C. All other wills and trust agreements and trusts relations insofar as such terms do not impair the obligations of contracts or deprive persons of property without due process of law under the Constitution of the State of Oklahoma or the United States.
¶84 Said act did not become effective until fourteen days after the death of testator herein, and therefore does not apply under subdivisions A and B. It does apply under C insofar as it would not operate so as to deprive the remaindermen of property without due process of law under the Federal or State Constitutions.
¶85 The rights of the remaindermen under the will here involved became vested in them before the enactment of said statutes. The right of the issue of Vivian Ada Franklin to have the royalties which may accrue in the future under the leases placed in a fund to become a part of the principal or corpus of the estate, subject only to be paid by the trustees to either Ella Stanley Holliday during her lifetime, or to Vivian Ada Frankling during her lifetime and after the death of Ella Stanley Holliday, became vested in them immediately upon the death of J. R. Holliday.
¶86 A legislative act which undertakes or operates so as to deprive one person, against his consent, of a vested estate and to vest it in another person for his private use, is not "due process of law." Reynolds v. Baker, 46 Tenn. 221; Green V. Edwards, 31 R. 1. 1, 77 Atl. 188.
¶87 The apportionment of royalties under section 175.33, supra, would have the effect of increasing royalty accruals payable to the life tenant as income and correspondingly reduce the principal or corpus of the estate which may go to the remaindermen at the termination of the trust. This would amount to depriving the remaindermen of property without due process of law. Therefore, the terms of section 175.33, supra, do not apply to the construction of or operation under the will here involved.
¶88 Finally, plaintiffs in error ask this court what they consider as an important question as to the meaning of the term "the issue of my daughter, Vivian Ada Franklin" as that term is used in the will of J. R. Holliday.

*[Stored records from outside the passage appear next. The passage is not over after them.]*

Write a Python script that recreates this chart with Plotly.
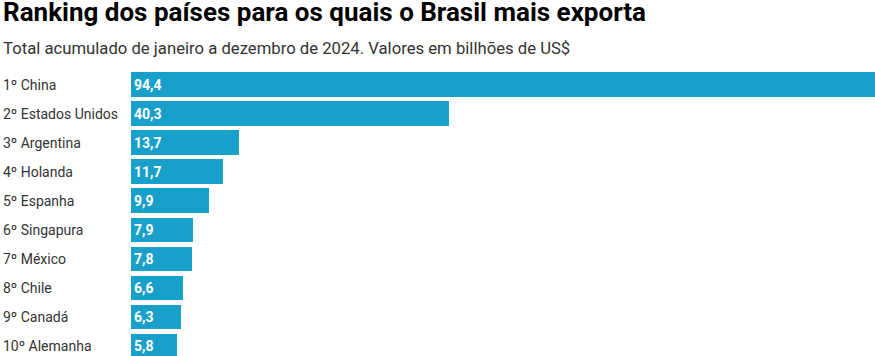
import plotly.graph_objects as go

countries = ["1º China", "2º Estados Unidos", "3º Argentina", "4º Holanda", "5º Espanha",
             "6º Singapura", "7º México", "8º Chile", "9º Canadá", "10º Alemanha"]
values = [94.4, 40.3, 13.7, 11.7, 9.9, 7.9, 7.8, 6.6, 6.3, 5.8]
value_labels = ["94,4", "40,3", "13,7", "11,7", "9,9", "7,9", "7,8", "6,6", "6,3", "5,8"]

title = "Ranking dos países para os quais o Brasil mais exporta"
subtitle = "Total acumulado de janeiro a dezembro de 2024. Valores em billhões de US$"

W, H = 875, 356
T, B = 70, 0
PH = H - T - B
FONT = "Roboto"
BAR_COLOR = "#18a0cb"


def py(px):
    return (H - B - px) / PH


pos = list(range(len(countries)))

fig = go.Figure(go.Bar(
    x=values, y=pos, orientation="h",
    marker=dict(color=BAR_COLOR, line=dict(width=0)),
    width=0.83,
    text=value_labels, textposition="inside", insidetextanchor="start",
    textangle=0, constraintext="none",
    textfont=dict(family=FONT, size=14, color="white", weight="bold"),
    hoverinfo="skip",
))

annotations = []
for i, c in enumerate(countries):
    annotations.append(dict(
        x=1 / W, xref="paper", xanchor="left",
        y=i, yref="y", yanchor="middle",
        text=c, showarrow=False,
        font=dict(family=FONT, size=14, color="#333333"),
    ))
annotations.append(dict(
    x=0.5 / W, xref="paper", xanchor="left",
    y=py(-5), yref="paper", yanchor="top",
    text="<b>" + title + "</b>", showarrow=False,
    font=dict(family=FONT, size=26, color="#000000"),
))
annotations.append(dict(
    x=1 / W, xref="paper", xanchor="left",
    y=py(37), yref="paper", yanchor="top",
    text=subtitle, showarrow=False,
    font=dict(family=FONT, size=16.7, color="#333333"),
))

fig.update_layout(
    width=W, height=H,
    margin=dict(l=0, r=0, t=T, b=B),
    paper_bgcolor="white", plot_bgcolor="white",
    showlegend=False,
    xaxis=dict(domain=[131 / W, 1], range=[0, 94.4], visible=False, fixedrange=True),
    yaxis=dict(range=[9.36, -0.5], visible=False, fixedrange=True),
    annotations=annotations,
    bargap=0,
)

fig.write_html(
    "out.html",
    config={"displayModeBar": False},
    post_script="document.body.style.margin='0';document.body.style.overflow='hidden';",
)
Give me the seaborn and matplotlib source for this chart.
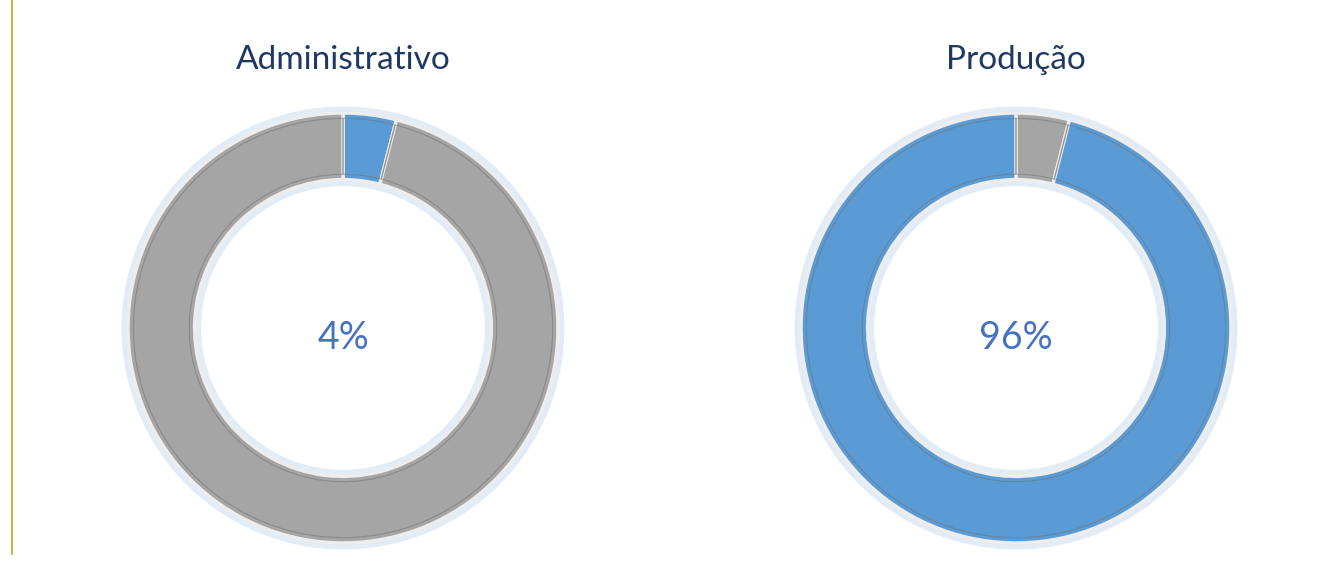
import matplotlib
matplotlib.use("Agg")
import matplotlib.pyplot as plt
import seaborn as sns

sns.set_theme(style="white")
plt.rcParams['font.family'] = ['Lato', 'DejaVu Sans']

# Data
groups = ["Administrativo", "Produção"]
share_pct = [4, 96]
blue = "#5B9BD5"
gray = "#A5A5A5"

fig = plt.figure(figsize=(13.34, 5.62), dpi=100)
fig.patch.set_facecolor("white")

centers_px = [343, 1016]
cy_px = 328
size_px = 473

for name, pct, cx in zip(groups, share_pct, centers_px):
    ax = fig.add_axes([(cx - size_px / 2) / 1334, (562 - cy_px - size_px / 2) / 562,
                       size_px / 1334, size_px / 562])
    # smaller slice sits first, just right of 12 o'clock
    if pct < 50:
        vals, cols = [pct, 100 - pct], [blue, gray]
    else:
        vals, cols = [100 - pct, pct], [gray, blue]
    # soft glow behind the ring
    ax.pie([1], radius=1.03, colors=["#D6E4F5"], startangle=90,
           wedgeprops=dict(width=0.37, edgecolor="none", alpha=0.7))
    ax.pie(vals, radius=1.0, colors=cols, startangle=90, counterclock=False,
           wedgeprops=dict(width=0.31, edgecolor="#EDEDED", linewidth=2.5))
    ax.pie(vals, radius=0.975, colors=["none", "none"], startangle=90, counterclock=False,
           wedgeprops=dict(width=0.26, edgecolor="#6F6F6F", linewidth=0.8, alpha=0.5))
    ax.text(0, -0.045, f"{pct}%", ha="center", va="center", fontsize=27, color="#4472C4")
    ax.set_xlim(-1.1, 1.1)
    ax.set_ylim(-1.1, 1.1)
    ax.set_aspect("equal")
    ax.axis("off")
    fig.text(cx / 1334, 1 - 60 / 562, name, ha="center", va="center",
             fontsize=24, color="#1F3864")

# left border of the frame
fig.add_artist(plt.Line2D([12 / 1334, 12 / 1334], [8 / 562, 1.0], color="#D4AF4A", linewidth=1.5))

fig.savefig("out.png", dpi=100)
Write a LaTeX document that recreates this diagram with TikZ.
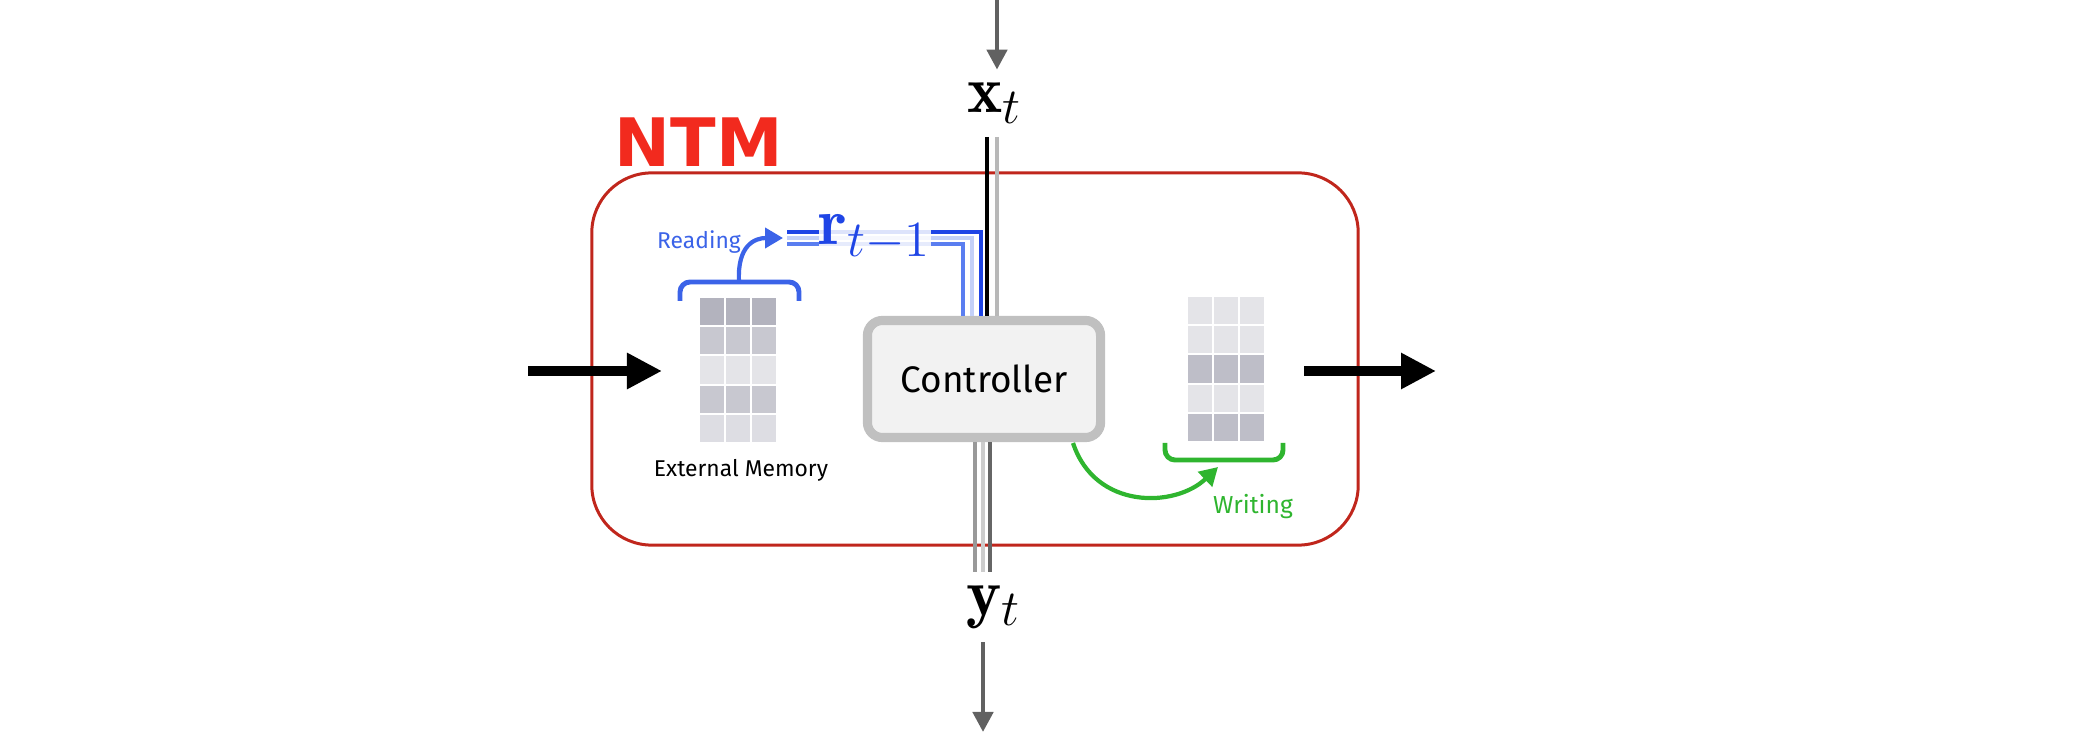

¶89 The question presented is whether the class named as the "issue of my daughter Vivian Ada Franklin" would be composed of all the children of the body of Vivian Ada Franklin living at the time of the death of the survivor of Ella Stanley Holliday and Vivian Ada Franklin and also all children of any deceased child or children of Vivian Ada Franklin. It is clear that the words "my daughter" as used in said phrase were used to identify the particular "Vivian Ada Franklin" whose issue are to take the remainder.
¶90 If at the time of the death of Vivian Ada Franklin, there is or has been no child born to her other than the defendant Vera Ellen Franklin and that child is then living, she would of course take the entire remainder. If at that time Vera Ellen Franklin be deceased, leaving children born to her, they would, under the rule stated in McCoy v. Lewis, 166 Okla. 245, 27 P. 2d, 350, be included in the issue of Vivian Ada Franklin. It is there held:
"In its legal sense, as used in statutes and wills and deeds and other instruments, 'issue' means descendants, lineal descendants, offspring."
¶91 This is but a statement of the general rule. See 33 C. J. 818, and a long line of cases cited in support of the text.
¶92 In the event a child or children other than Vera Ellen Franklin be born to Vivian Ada Franklin and such child or children and Vera Ellen Franklin be living at the date of the death of the survivor of Ella Stanley Holliday and Vivian Ada Franklin, then all such children would take the remainder, share and share alike.
¶93 There is still a possibility that Vivian Ada Franklin may, upon her death, leave surviving her one child or more and children of a deceased child or children. The question then might arise whether the grandchildren would share in the remainder as the "issue of Vivian Ada Franklin."
¶94 The general rule is found stated in 33 C.J. 818, as follows:
"'Issue' ex proprio, vigore indicates succession. Where its meaning is unrestricted by the context, it imports representation, and is a word which lends itself very easily to the expression of representation. When unconfined by any indication of an intention to the contrary it includes. all descendants of every degree, and every generation."
¶95 Thereunder it is clear that children of any deceased child or children of Vivian Ada Franklin would take, under the will, by representation, along with living children of Vivian Ada Franklin.
¶96 If there be grandchildren only of Vivian Ada Franklin, they would take by representation. The judgment and decree, as modified, is affirmed.
¶97 GIBSON, V.C.J., and OSBORN, BAYLESS, HURST, DAVISON, and ARNOLD, JJ., concur.